In response to questions from 10News, Tampa city attorney Gina Grimes
said they were in the process of issuing a new public notice now that
the city has a better understanding of the law.
Grimes said the new memo will clarify that the city’s definition of a
"dangerous tree" should only apply to property owners seeking to trim or
chop down a tree without first obtaining documentation from an arborist
or licensed landscape architect.
Otherwise, an aborist or licensed landscape architect's expert opinion
would suffice under state law.
But Grimes noted that the city could still wind up citing property
owners for removing a tree without a permit under the new state law if
they don't first submit documentation from an arborist or landscape
“Practically speaking, we’re going to try to work with the industry to
convince them it’s only in their best interests to give us a copy of
this documentation so that we can avoid any type of citation if it was
properly removed under state law,” Grimes said by phone.

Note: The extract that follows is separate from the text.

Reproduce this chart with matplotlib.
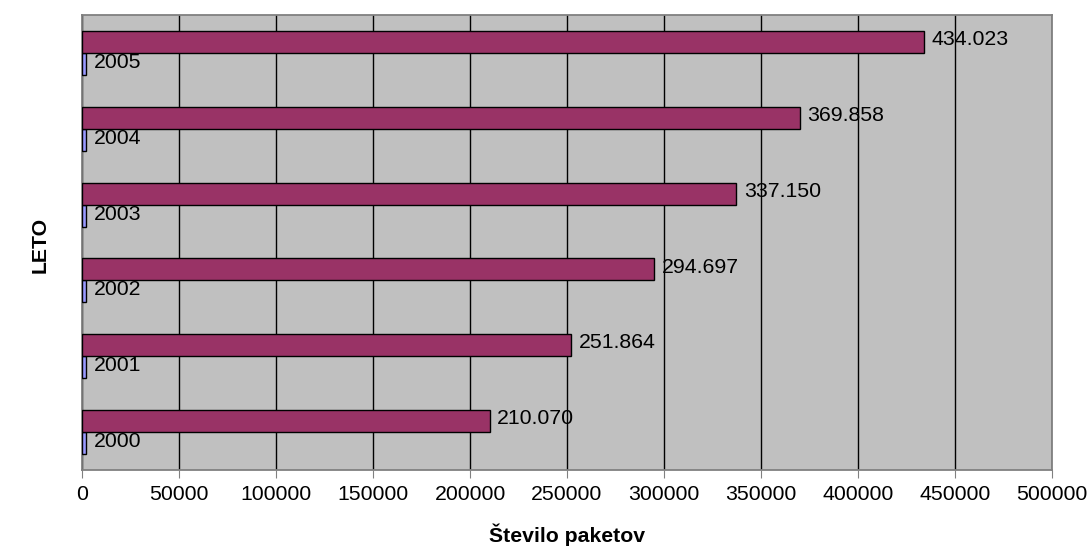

Either way, Chelsea Johnson, founder of the tree advocacy group "Tree
Something, Say Something," says this law uproots necessary regulations
that should be left up to local governments.
“This is an example of the abuse of the new legislation and why it’s
important to have greater protections for our trees," Johnson said
Monday evening while out at the site where several dozen trees were
being cut down at a property near the corner of Gandy Boulevard and
MacDill Avenue in South Tampa.
“I’m not going to let it go," she said. "We can’t glue these trees back
together, what’s done is done but tomorrow is another chance.”